Die Ausgleichszulage ist eine beitragsunabhängige Sonderleistung (vgl. dazu auch EuGH, C-160/02, Skalka vom ); der Anspruch auf diese Zusatzleistung ist vom Bezug einer Leistung nach Art. 4 Abs. 1 lit. c der genannten Verordnung - Leistungen bei Alter - abhängig; jede nach den Rechtsvorschriften eines anderen Mitgliedstaats gewährte entsprechende Leistung - hier also die ungarische Pension - wird als Leistung nach den Rechtsvorschriften Österreichs betrachtet.

Nach Art. 10a Abs. 3 EG-VO 1408/71 ist diese fremdmitgliedstaatliche Pensionsleistung für den Anspruch auf Ausgleichszulage als beitragsunabhängige Sonderleistung einer österreichischen Pensionsleistung gleichzustellen. Es haben daher auch EU-Bürger mit einer ausländischen Pension einen Anspruch auf Ausgleichszulage gegenüber dem österreichischen Pensionsversicherungsträger, sofern sie ihren gewöhnlichen Aufenthalt in Österreich und ein Einkommen unter dem Ausgleichszulagenrichtsatz haben (vgl. OGH, 10 ObS 172/10g vom ).

Vor diesem Hintergrund begegnet es keinen Bedenken, wenn die belangte Behörde - entgegen der Beschwerdeargumentation - ohne zusätzliche Ermittlungen bzw. Feststellungen den Bezug einer ungarischen Alterspension des Beschwerdeführers bezüglich des Anspruchs auf Ausgleichszulage einer österreichischen Pension gleichgestellt einstuft und gemäß § 22 Abs. 3 iVm Abs. 1 AlVG die Voraussetzungen der gegenständlichen Leistungen aus der Arbeitslosenversicherung als von Beginn an nicht gegeben betrachtet.

Insgesamt vermochte der Beschwerdeführer somit keine Rechtswidrigkeit der angefochtenen Bescheide aufzuzeigen, sodass die Beschwerden gemäß § 42 Abs. 1 VwGG als unbegründet abzuweisen waren.

Die Kostenentscheidung gründet in §§ 47 ff VwGG iVm der Verordnung BGBl. II Nr. 455/2008.

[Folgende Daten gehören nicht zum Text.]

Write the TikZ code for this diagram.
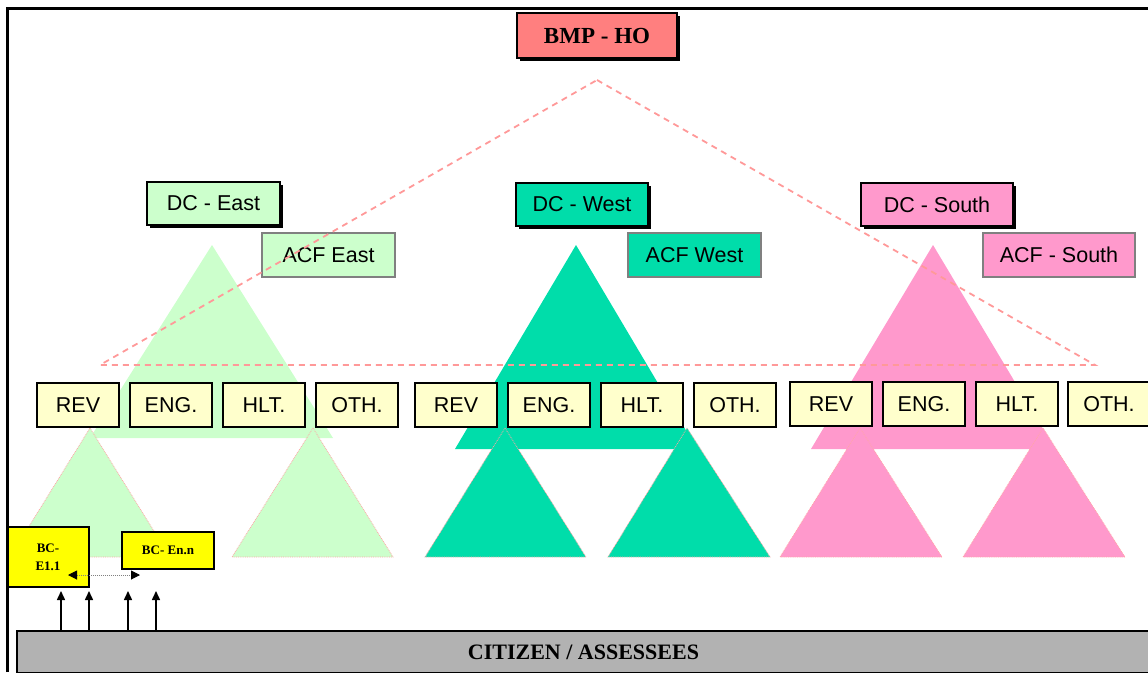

Im vorliegenden Fall ist die beantragte Durchführung einer mündlichen Verhandlung aus folgenden Gründen nicht erforderlich:

Gemäß § 39 Abs. 2 Z. 6 VwGG kann der Verwaltungsgerichtshof ungeachtet eines Parteienantrages von einer Verhandlung absehen, wenn die Schriftsätze der Parteien des verwaltungsgerichtlichen Verfahrens und die dem Verwaltungsgerichtshof vorgelegten Akten des Verwaltungsverfahrens erkennen lassen, dass die mündliche Erörterung eine weitere Klärung der Rechtssache nicht erwarten lässt und wenn Art. 6 Abs. 1 EMRK dem nicht entgegensteht. Der EGMR hat in seiner Entscheidung vom , Zl. 68087/01 (Hofbauer/Österreich), unter Hinweis auf seine frühere Rechtsprechung dargelegt, dass die Anforderungen von Art. 6 EMRK auch bei Unterbleiben einer mündlichen Verhandlung oder überhaupt jeglicher Anhörung (im Originaltext "any hearing at all") erfüllt sind, wenn das Verfahren ausschließlich rechtliche oder "technische" Fragen betrifft. Der Gerichtshof verwies im erwähnten Zusammenhang auch auf das Bedürfnis der nationalen Behörden nach zweckmäßiger und wirtschaftlicher Vorgangsweise, das angesichts der sonstigen Umstände des Falles zum Absehen von einer mündlichen Verhandlung berechtigte. Der entscheidungsrelevante Sachverhalt ist hier geklärt. In den vorliegenden Beschwerden wurden keine Rechts- oder Tatfragen von einer solchen Art aufgeworfen, dass deren Lösung eine mündliche Verhandlung erfordert hätte. Art. 6 EMRK steht somit dem Absehen von einer mündlichen Verhandlung nicht entgegen. Die Entscheidung konnte daher im Sinne des § 39 Abs. 2 Z. 6 VwGG in nichtöffentlicher Sitzung getroffen werden.